Lebih jauh lagi dilihat dari sudut system pemerintahan dan system konstitusional Negara Indonesia berdasar atas hukum (rechtsstaat), tidak berdasarkan kekuasaan belaka (Machtsstaat) serta diikuti dengan penggunaan Azaz-Azaz Umum Pemerintahan yang Baik (AUPB) artinya Gerakan tersebut adalah suatu signalement pemberi isyarat ada sesuatu yang hilang dari ekspektasi (harapan) hidup.
Bukan sekedar tentang kecemburuan akan stratifikasi ataupun status ssocial akan tetapi sebagai bahasa Alam pemberi isyarat atau peringatan bahwa Pemerintahan Provinsi Jambi telah salah kelola dan salah urus, atau dengan kata lain negeri ini dikelola dan diurus dengan tidak lagi mengerti akan cita-cita hukum (Reichtsidee) yang menguasai hukum dasar negara, baik hukum yang tertulis (Undang-Undang Dasar) maupun hukum yang tidak tertulis.
Undang-Undang Dasar sepertinya tidak lagi dipandang dengan melakukan penghayatan terhadap bagaimana praktek dan suasana kebatinan (geistlichen Hintergrund) dari Undang-Undang Dasar itu. Undang-Undang Dasar negara manapun tidak dapat dimengerti kalau hanya dibaca teksnya saja.
Terutama memahami pokok-pokok pikiran yang terkandung di dalam “pembukaan” Undang-Undang Dasar 1945 “Negara” “melindungi segenap bangsa Indonesia dan seluruh tumpah darah Indonesia dengan berdasar atas persatuan dengan mewujudkan keadilan social bagi seluruh rakyat Indonesia”.

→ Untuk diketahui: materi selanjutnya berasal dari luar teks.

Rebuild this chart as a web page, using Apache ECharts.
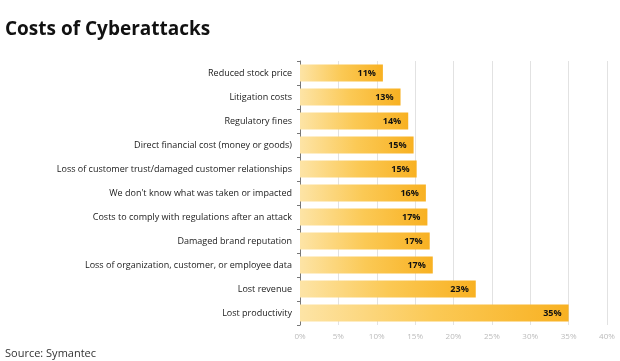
<!DOCTYPE html>
<html><head><meta charset="utf-8">
<script src="https://cdn.jsdelivr.net/npm/echarts@6/dist/echarts.min.js"></script>
<style>html,body{margin:0;padding:0;background:#fff}#c{width:620px;height:361px}</style>
</head><body><div id="c"></div>
<script>
var categories = ["Reduced stock price","Litigation costs","Regulatory fines","Direct financial cost (money or goods)","Loss of customer trust/damaged customer relationships","We don't know what was taken or impacted","Costs to comply with regulations after an attack","Damaged brand reputation","Loss of organization, customer, or employee data","Lost revenue","Lost productivity"];
var values = [10.8, 13.1, 14.1, 14.8, 15.2, 16.4, 16.6, 16.9, 17.3, 22.9, 35];
var valueLabels = ["11%","13%","14%","15%","15%","16%","17%","17%","17%","23%","35%"];
var xTicks = [0,5,10,15,20,25,30,35,40];

var chart = echarts.init(document.getElementById('c'), null, {renderer:'canvas'});
chart.setOption({
  animation:false,
  backgroundColor:'#fff',
  title:[{text:'Costs of Cyberattacks',left:0,top:15,textStyle:{fontFamily:'Open Sans',fontWeight:'bold',fontSize:19,color:'#111'}},
         {text:'Source: Symantec',left:0,top:343,textStyle:{fontFamily:'Open Sans',fontWeight:'normal',fontSize:11,color:'#333'}}],
  grid:{left:300,right:13,top:61,bottom:36,containLabel:false},
  xAxis:{type:'value',min:0,max:40,interval:5,
    axisLine:{show:false},axisTick:{show:false},
    splitLine:{show:true,lineStyle:{color:'#e2e2e2',width:1}},
    axisLabel:{formatter:function(v){return v+'%';},color:'#bbb',fontSize:8,fontFamily:'Open Sans',margin:8}},
  yAxis:{type:'category',data:categories,inverse:true,
    axisLine:{show:true,lineStyle:{color:'#777'}},
    axisTick:{show:true,length:3,lineStyle:{color:'#777'}},
    axisLabel:{color:'#1a1a1a',fontSize:9,fontFamily:'Open Sans',margin:8}},
  series:[{type:'bar',data:values,barWidth:17,
    itemStyle:{color:new echarts.graphic.LinearGradient(0,0,1,0,[{offset:0,color:'#fde4a6'},{offset:0.5,color:'#fbc955'},{offset:1,color:'#f8b122'}],false)},
    label:{show:true,position:'insideRight',offset:[-2,0],color:'#111',fontWeight:'bold',fontSize:9,fontFamily:'Open Sans',
      formatter:function(p){return valueLabels[p.dataIndex];}}}]
});
</script></body></html>
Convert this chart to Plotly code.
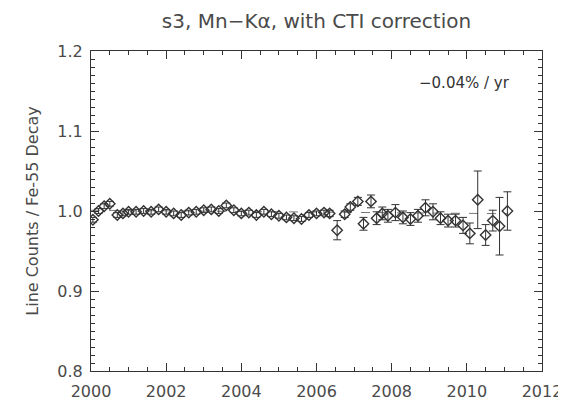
import plotly.graph_objects as go

years = [2000.05, 2000.2, 2000.35, 2000.5, 2000.7, 2000.85, 2001.0, 2001.2, 2001.4, 2001.6,
         2001.8, 2002.0, 2002.2, 2002.4, 2002.6, 2002.8, 2003.0, 2003.2, 2003.4, 2003.6,
         2003.8, 2004.0, 2004.2, 2004.4, 2004.6, 2004.8, 2005.0, 2005.2, 2005.4, 2005.6,
         2005.8, 2006.0, 2006.2, 2006.35, 2006.55, 2006.75, 2006.9, 2007.1, 2007.25, 2007.45,
         2007.6, 2007.75, 2007.9, 2008.1, 2008.3, 2008.5, 2008.7, 2008.9, 2009.1, 2009.3,
         2009.5, 2009.7, 2009.9, 2010.08, 2010.29, 2010.5, 2010.69, 2010.87, 2011.08]
values = [0.989, 1.000, 1.006, 1.009, 0.995, 0.997, 0.999, 0.999, 1.000, 0.999,
          1.002, 0.999, 0.997, 0.995, 0.998, 0.999, 1.001, 1.002, 1.000, 1.007,
          1.001, 0.997, 0.998, 0.995, 0.999, 0.996, 0.994, 0.992, 0.991, 0.990,
          0.995, 0.997, 0.998, 0.997, 0.976, 0.996, 1.005, 1.012, 0.984, 1.012,
          0.991, 0.997, 0.994, 0.998, 0.992, 0.990, 0.994, 1.004, 0.999, 0.991,
          0.988, 0.988, 0.982, 0.972, 1.014, 0.970, 0.988, 0.981, 1.000]
errors = [0.003, 0.003, 0.003, 0.003, 0.003, 0.003, 0.003, 0.003, 0.003, 0.003,
          0.003, 0.003, 0.003, 0.003, 0.003, 0.003, 0.003, 0.003, 0.003, 0.003,
          0.003, 0.003, 0.003, 0.003, 0.003, 0.003, 0.003, 0.003, 0.003, 0.003,
          0.003, 0.003, 0.003, 0.004, 0.012, 0.004, 0.004, 0.005, 0.008, 0.008,
          0.008, 0.008, 0.008, 0.010, 0.008, 0.008, 0.008, 0.010, 0.010, 0.008,
          0.008, 0.008, 0.010, 0.013, 0.036, 0.013, 0.013, 0.036, 0.024]

fit_years = [2000.0, 2011.1]
fit_values = [1.001, 0.9966]

x_ticks = [2000, 2002, 2004, 2006, 2008, 2010, 2012]
y_ticks = [0.8, 0.9, 1.0, 1.1, 1.2]
y_ticklabels = ["0.8", "0.9", "1.0", "1.1", "1.2"]

ink = "#333333"
txt = "#4a4a4a"
font = "DejaVu Sans, Verdana, sans-serif"

fig = go.Figure()
fig.add_trace(go.Scatter(
    x=fit_years, y=fit_values, mode="lines",
    line=dict(color="#777777", width=1, dash="dash"), showlegend=False, hoverinfo="skip"))
fig.add_trace(go.Scatter(
    x=years, y=values, mode="markers",
    marker=dict(symbol="diamond-open", size=8, color=ink, line=dict(width=1.4, color=ink)),
    error_y=dict(type="data", array=errors, visible=True, color=ink, thickness=1, width=4),
    showlegend=False))

axis_common = dict(
    showgrid=False, zeroline=False, showline=True, linecolor=ink, linewidth=1,
    mirror="allticks", ticks="inside", tickcolor=ink, ticklen=8, tickwidth=1,
    tickfont=dict(family=font, size=16, color=txt),
)
fig.update_xaxes(range=[2000, 2012], tickvals=x_ticks, ticklabelstandoff=6, **axis_common,
                 minor=dict(dtick=0.5, ticks="inside", ticklen=4, tickcolor=ink))
fig.update_yaxes(range=[0.8, 1.2], tickvals=y_ticks, ticktext=y_ticklabels, ticklabelstandoff=4, **axis_common,
                 minor=dict(dtick=0.01, ticks="inside", ticklen=4, tickcolor=ink),
                 title=dict(text="Line Counts / Fe-55 Decay", font=dict(family=font, size=16, color=txt), standoff=14))

fig.add_annotation(x=0.934, y=0.90, xref="paper", yref="paper", xanchor="right", yanchor="middle",
                   text="\u22120.04% / yr", showarrow=False,
                   font=dict(family=font, size=15, color="#333333"))

fig.update_layout(
    width=566, height=405,
    margin=dict(l=83, r=26, t=43, b=41),
    paper_bgcolor="white", plot_bgcolor="white",
    title=dict(text="s3, Mn\u2212K\u03b1, with CTI correction", xref="paper", x=0.5, xanchor="center",
               y=0.985, yanchor="top",
               font=dict(family=font, size=20, color=txt)),
)

fig.write_html("out.html")
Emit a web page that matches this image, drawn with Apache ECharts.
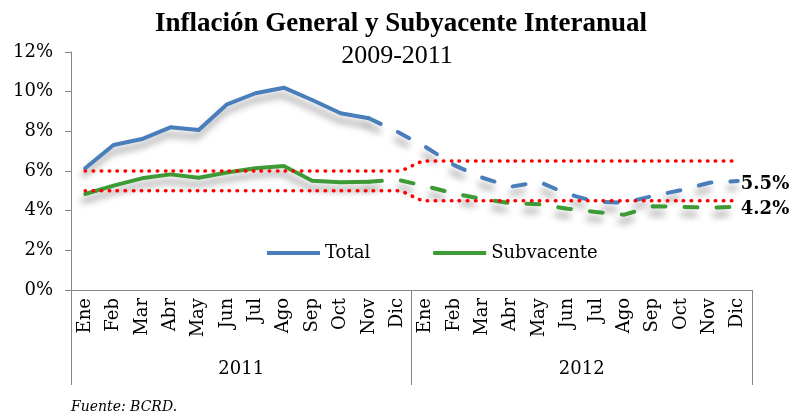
<!DOCTYPE html>
<html>
<head>
<meta charset="utf-8">
<title>Inflación General y Subyacente Interanual</title>
<script src="https://cdn.jsdelivr.net/npm/echarts@6/dist/echarts.min.js"></script>
<style>
  html, body { margin: 0; padding: 0; background: #fff; }
  #chart { width: 789px; height: 415px; }
</style>
</head>
<body>
<div id="chart"></div>
<script>
// datos (%)
var months = ["Ene", "Feb", "Mar", "Abr", "May", "Jun", "Jul", "Ago", "Sep", "Oct", "Nov", "Dic"];
var years = ["2011", "2012"];
var yTicks = [0, 2, 4, 6, 8, 10, 12];

// observado Ene-Nov 2011
var totalReal = [6.14, 7.31, 7.61, 8.2, 8.07, 9.36, 9.92, 10.2, 9.58, 8.91, 8.66];
var subReal = [4.84, 5.26, 5.63, 5.83, 5.66, 5.92, 6.14, 6.25, 5.51, 5.43, 5.46];

// proyeccion Nov 2011 - Dic 2012
var totalProy = [8.66, 7.98, 7.21, 6.3, 5.66, 5.21, 5.45, 4.84, 4.45, 4.4, 4.74, 5.04, 5.41, 5.5];
var subProy = [5.46, 5.56, 5.24, 4.87, 4.59, 4.37, 4.32, 4.1, 3.93, 3.8, 4.22, 4.19, 4.15, 4.2];

// rango meta por año
var metaSup = [6, 6.5];
var metaInf = [5, 4.5];

var serif = "DejaVu Serif";
var blue = "#4a7ebb";
var green = "#3d9b35";
var red = "#ff0000";
var gray = "#868686";

// categorias unicas mes|año
var cats = [];
years.forEach(function (y) {
  months.forEach(function (m) { cats.push(m + "|" + y); });
});

function pad(arr, start) {
  var out = [];
  for (var i = 0; i < cats.length; i++) {
    var v = arr[i - start];
    out.push(v === undefined ? "-" : v);
  }
  return out;
}

function band(vals) {
  var out = [];
  vals.forEach(function (v) {
    months.forEach(function () { out.push(v); });
  });
  return out;
}

var shadow = {
  shadowColor: "rgba(0,0,0,0.4)",
  shadowBlur: 7,
  shadowOffsetX: -2,
  shadowOffsetY: 7
};

function lineStyle(color, dashed) {
  return Object.assign({
    color: color,
    width: 4,
    type: dashed ? [13, 19] : "solid",
    cap: "round",
    join: "round"
  }, shadow);
}

var endLabel = {
  show: true,
  distance: 3,
  offset: [0, 3],
  formatter: function (p) { return p.value + "%"; },
  color: "#000",
  fontFamily: serif,
  fontWeight: "bold",
  fontSize: 18
};

var dotted = {
  color: red,
  width: 3.5,
  type: [0.5, 7.5],
  cap: "round"
};

var chart = echarts.init(document.getElementById("chart"));
chart.setOption({
  animation: false,
  backgroundColor: "#fff",
  grid: { left: 71, right: 37, top: 52, bottom: 125, containLabel: false },
  graphic: [
    {
      type: "text",
      x: 401, y: 24,
      style: {
        text: "Inflación General y Subyacente Interanual",
        textAlign: "center", textVerticalAlign: "middle",
        font: "bold 27px 'Liberation Serif'", fill: "#000"
      }
    },
    {
      type: "text",
      x: 397, y: 56,
      style: {
        text: "2009-2011",
        textAlign: "center", textVerticalAlign: "middle",
        font: "26px 'Liberation Serif'", fill: "#000"
      }
    },
    {
      type: "text",
      x: 71, y: 407,
      style: {
        text: "Fuente: BCRD.",
        textAlign: "left", textVerticalAlign: "middle",
        font: "italic 14px '" + serif + "'", fill: "#000"
      }
    }
  ],
  legend: {
    data: ["Total", "Subvacente"],
    left: 262,
    top: 239,
    icon: "rect",
    itemWidth: 53,
    itemHeight: 4,
    itemGap: 63,
    textStyle: { fontFamily: serif, fontSize: 18, color: "#000" }
  },
  xAxis: [
    {
      type: "category",
      data: cats,
      boundaryGap: true,
      axisLine: { lineStyle: { color: gray, width: 1 } },
      axisTick: { show: false },
      axisLabel: {
        interval: 0,
        rotate: 90,
        margin: 8,
        color: "#000",
        fontFamily: serif,
        fontSize: 18,
        formatter: function (v) { return v.split("|")[0]; }
      }
    },
    {
      // nivel de año debajo de los meses
      type: "category",
      data: years,
      position: "bottom",
      boundaryGap: true,
      axisLine: { show: false },
      axisTick: { show: true, length: 95, lineStyle: { color: gray, width: 1 } },
      axisLabel: { margin: 70, color: "#000", fontFamily: serif, fontSize: 18 }
    }
  ],
  yAxis: {
    type: "value",
    min: yTicks[0],
    max: yTicks[yTicks.length - 1],
    interval: yTicks[1] - yTicks[0],
    axisLine: { show: true, lineStyle: { color: gray, width: 1 } },
    axisTick: { show: true, length: 6, lineStyle: { color: gray } },
    splitLine: { show: false },
    axisLabel: {
      margin: 18,
      color: "#000",
      fontFamily: serif,
      fontSize: 18,
      formatter: "{value}%"
    }
  },
  series: [
    {
      name: "Total",
      type: "line",
      data: pad(totalReal, 0),
      symbol: "none",
      color: blue,
      lineStyle: lineStyle(blue, false),
      z: 3
    },
    {
      name: "Subvacente",
      type: "line",
      data: pad(subReal, 0),
      symbol: "none",
      color: green,
      lineStyle: lineStyle(green, false),
      z: 3
    },
    {
      name: "Total proyectado",
      type: "line",
      data: pad(totalProy, 10),
      symbol: "none",
      color: blue,
      lineStyle: lineStyle(blue, true),
      endLabel: endLabel,
      z: 3
    },
    {
      name: "Subvacente proyectado",
      type: "line",
      data: pad(subProy, 10),
      symbol: "none",
      color: green,
      lineStyle: lineStyle(green, true),
      endLabel: endLabel,
      z: 3
    },
    {
      name: "Meta superior",
      type: "line",
      data: band(metaSup),
      symbol: "none",
      smooth: 0.3,
      color: red,
      lineStyle: dotted,
      z: 4
    },
    {
      name: "Meta inferior",
      type: "line",
      data: band(metaInf),
      symbol: "none",
      smooth: 0.3,
      color: red,
      lineStyle: dotted,
      z: 4
    }
  ]
});
</script>
</body>
</html>
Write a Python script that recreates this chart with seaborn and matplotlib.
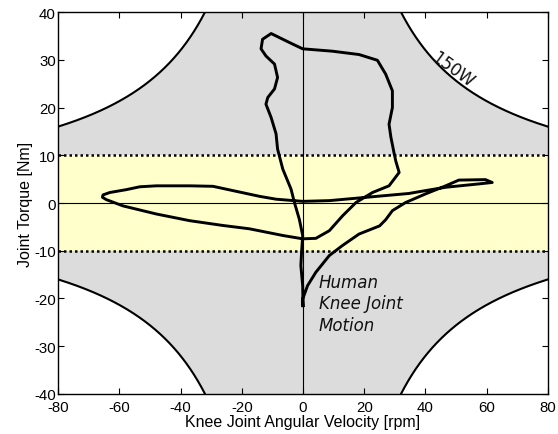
import numpy as np
import pandas as pd
import matplotlib
matplotlib.use("Agg")
import matplotlib.pyplot as plt
import seaborn as sns

# Trajectory of human knee joint motion (velocity rpm, torque Nm)
vel = [0.0, -0.1, -0.7, -0.4, -0.1, -1.2, -2.8, -3.9, -6.6, -8.3, -8.8, -10.4, -12.1, -11.5,
       -9.3, -8.3, -9.3, -12.1, -13.7, -13.2, -10.4, -6.6, -3.4, -0.1, 9.6, 18.3, 24.3, 27.0,
       29.2, 29.2, 28.1, 28.7, 29.7, 30.3, 31.4, 28.1, 22.7, 17.3, 12.9, 8.6, 4.2, -0.1, -6.6,
       -17.5, -26.2, -37.0, -47.9, -58.8, -64.2, -65.5, -65.3, -63.1, -57.7, -53.3, -47.9,
       -37.0, -29.4, -22.9, -14.2, -8.8, -0.1, 8.6, 17.3, 25.9, 34.6, 40.0, 46.6, 57.4, 61.8,
       59.6, 50.9, 46.6, 40.0, 33.5, 29.2, 27.0, 25.0, 23.8, 18.3, 12.9, 8.6, 4.2, 1.5, -0.1, 0.0]
torque = [-21.5, -17.3, -13.1, -9.6, -6.8, -3.4, 0.1, 2.9, 7.1, 11.3, 14.5, 17.9, 20.7, 22.1,
          23.9, 26.3, 29.1, 30.8, 32.3, 34.3, 35.5, 34.3, 33.3, 32.3, 31.8, 31.1, 29.9, 27.0,
          23.5, 20.0, 16.5, 13.8, 10.6, 8.8, 6.4, 3.6, 2.2, 0.1, -2.7, -5.8, -7.4, -7.5, -6.8,
          -5.4, -4.7, -3.7, -2.3, -0.6, 0.7, 1.2, 1.7, 2.2, 2.8, 3.4, 3.6,
          3.6, 3.5, 2.6, 1.4, 0.8, 0.35, 0.5, 1.0, 1.5, 2.0, 2.6, 3.3, 4.0, 4.3,
          4.9, 4.8, 3.6, 1.9, 0.1, -1.6, -3.5, -4.8, -5.1, -6.5, -8.9, -11.0, -14.5, -17.3, -20.1, -21.5]

power_const = 1280.0   # torque * rpm product of the 150 W boundary
band_limit = 10.0
x_ticks = [-80, -60, -40, -20, 0, 20, 40, 60, 80]
y_ticks = [-40, -30, -20, -10, 0, 10, 20, 30, 40]

plt.rcParams['axes.unicode_minus'] = False
fig = plt.figure(figsize=(5.58, 4.35), dpi=100)
ax = fig.add_axes([0.104, 0.092, 0.878, 0.878])

# gray feasible region bounded by hyperbolas
xs = np.linspace(-80, 80, 2001)
with np.errstate(divide='ignore'):
    lim = np.minimum(40, power_const / np.abs(xs))
ax.fill_between(xs, -lim, lim, color='#dcdcdc', lw=0, zorder=0)
ax.axhspan(-band_limit, band_limit, color='#ffffcc', lw=0, zorder=0.5)

# hyperbola curves
xr = np.linspace(power_const / 40, 80, 400)
for sx in (1, -1):
    for sy in (1, -1):
        ax.plot(sx * xr, sy * power_const / xr, color='black', lw=1.5, zorder=2)

ax.axhline(band_limit, color='black', lw=1.8, ls=(0, (1, 1.2)), zorder=2)
ax.axhline(-band_limit, color='black', lw=1.8, ls=(0, (1, 1.2)), zorder=2)
ax.axhline(0, color='black', lw=0.8, zorder=1.5)
ax.axvline(0, color='black', lw=0.8, zorder=1.5)

df = pd.DataFrame({'vel': vel, 'torque': torque})
sns.lineplot(data=df, x='vel', y='torque', sort=False, estimator=None,
             color='black', lw=2.1, ax=ax, zorder=3)

ax.text(5.2, -14.6, 'Human\nKnee Joint\nMotion', fontsize=12, style='italic',
        family='DejaVu Sans', va='top', ha='left', color='#111111', linespacing=1.25)
ax.text(48.8, 28.0, '150W', fontsize=12, rotation=-36, ha='center', va='center',
        family='DejaVu Sans', color='#111111')

ax.set_xlim(-80, 80)
ax.set_ylim(-40, 40)
ax.set_xticks(x_ticks)
ax.set_yticks(y_ticks)
ax.set_xticklabels([str(v) for v in x_ticks], family='Liberation Sans', fontsize=10.8)
ax.set_yticklabels([str(v) for v in y_ticks], family='Liberation Sans', fontsize=10.8)
ax.tick_params(direction='in', top=True, right=True, length=4.5, width=0.8)
ax.tick_params(axis='x', pad=4)
ax.tick_params(axis='y', pad=1.5)
ax.set_xlabel('Knee Joint Angular Velocity [rpm]', family='Liberation Sans', fontsize=11.5, labelpad=0.5)
ax.set_ylabel('Joint Torque [Nm]', family='Liberation Sans', fontsize=11.5, labelpad=1)
for s in ax.spines.values():
    s.set_linewidth(1.0)
    s.set_zorder(5)

fig.savefig('out.png', dpi=100)
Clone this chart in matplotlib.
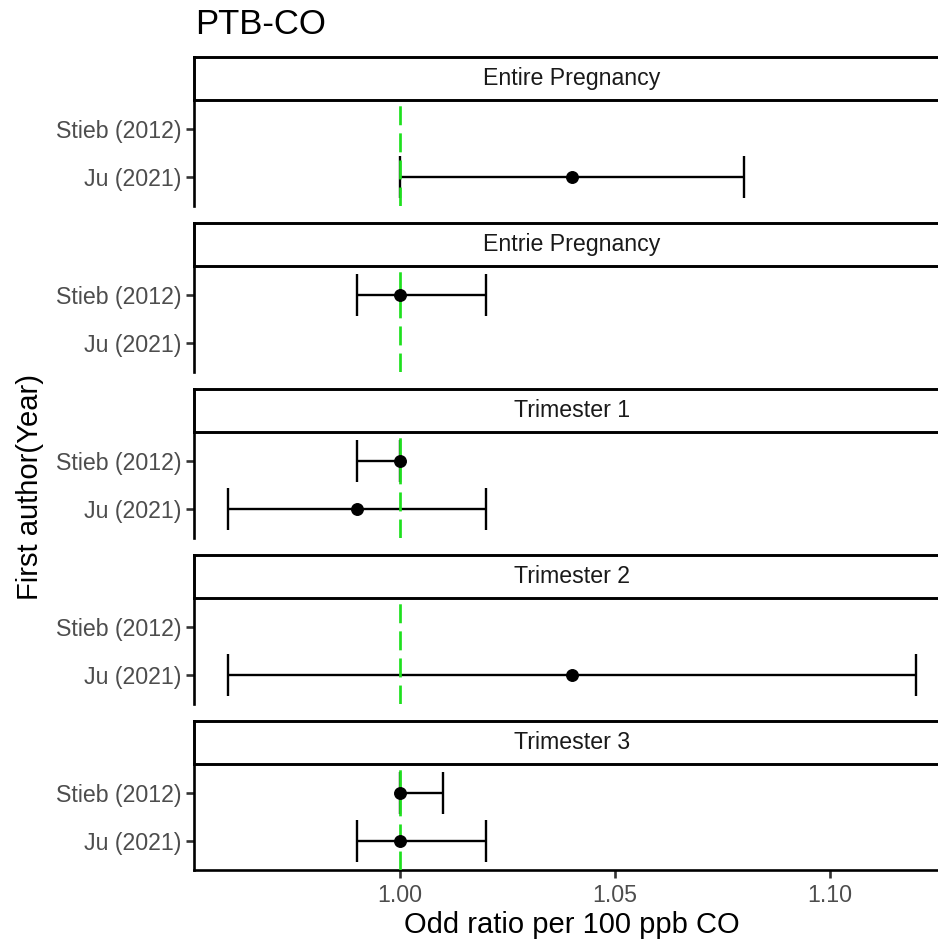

Diprediksi orasi pada gerakan aksi unjuk rasa yang akan dilaksanakan tersebut adalah suatu bentuk nyata dari suara tuntutan perwujudan keadilan sosial yang terlaksana dengan berkiblat pada hukum sebagaimana indikator yuridis daripada Azaz-Azaz Umum Pemerintahan yang Baik (AUPB).